Panel Paper: High Bars Or Behind Bars? The Effect of Graduation Requirements On Crime

Thursday, November 7, 2013 : 11:30 AM
DuPont Ballroom G (Washington Marriott)

*Names in bold indicate Presenter

Matthew Larsen, Tulane University
This paper investigates the effect of high school graduation requirements on arrest rates. The graduation requirements examined include the number of courses required for graduation as well as the existence and difficulty of high school exit exams. Many states have altered their high school curriculum in an attempt to improve the human capital acquired by their graduates.

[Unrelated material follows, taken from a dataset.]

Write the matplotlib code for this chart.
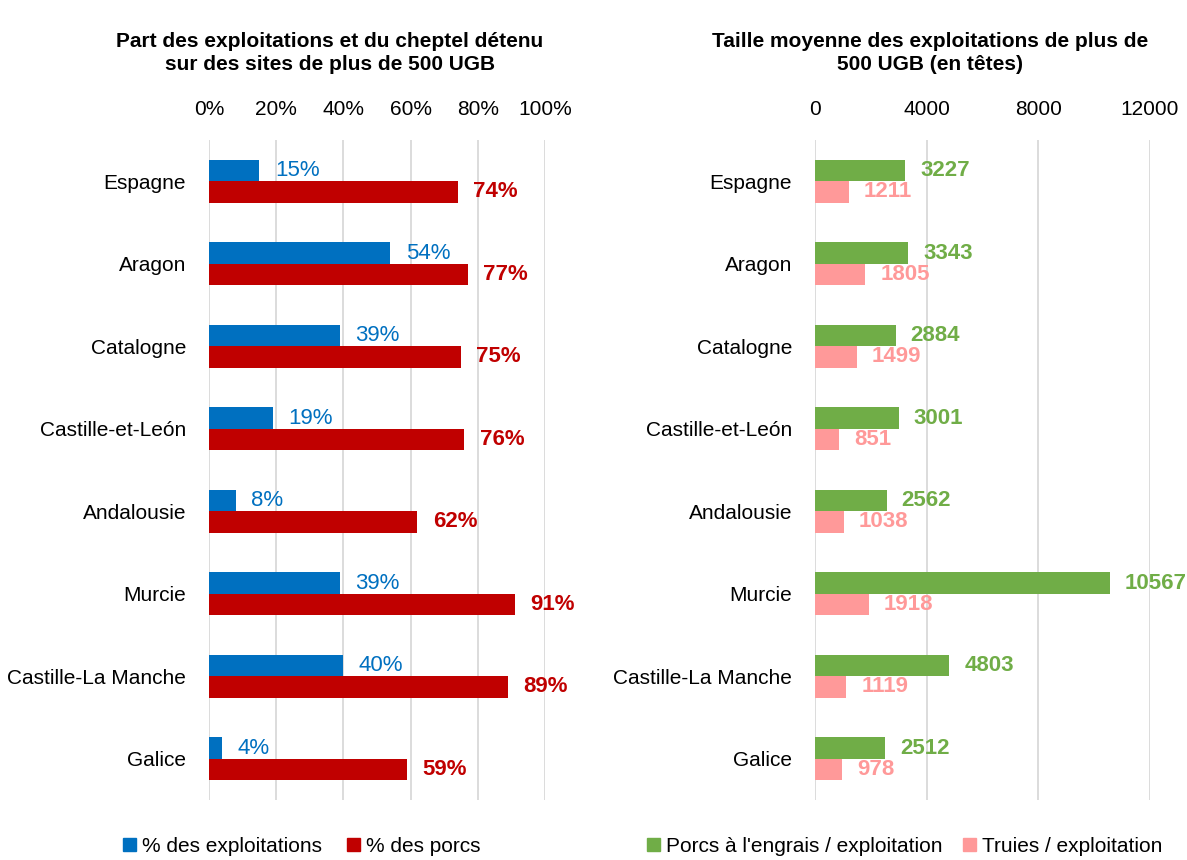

However, these changes also make it more difficult to graduate, leading to an increase in high school dropouts.  Either of these effects are likely to affect crime rates, so the net effect is an empirical question.

I examine changes in the arrest rates of people ages 15 to 24 following changes in these requirements. Identifying variation comes from changes in state laws governing high school graduation requirements from 1980 to 2000. By utilizing repeated cross sections of arrest data, I estimate the effects of across state-cohort differences in graduation requirements on arrest rates. This strategy allows me to control for other potential policy changes that would typically bias this type of estimate.  

I find evidence that using less difficult exit exams can reduce the arrest rate by 4.4%, but that making them too difficult may work to “undo” that effect – ultimately raising arrest rates for some individuals.  This effect is strongest on property crimes and in low-income counties. The effect is similar for both men and women.  There is no significant effect of raising course requirements and results are robust to several different specifications. While pinpointing the exact mechanism is not possible in this paper, there are signs that point to both human capital effects and dropout effects existing due to the increased rigor of the requirements.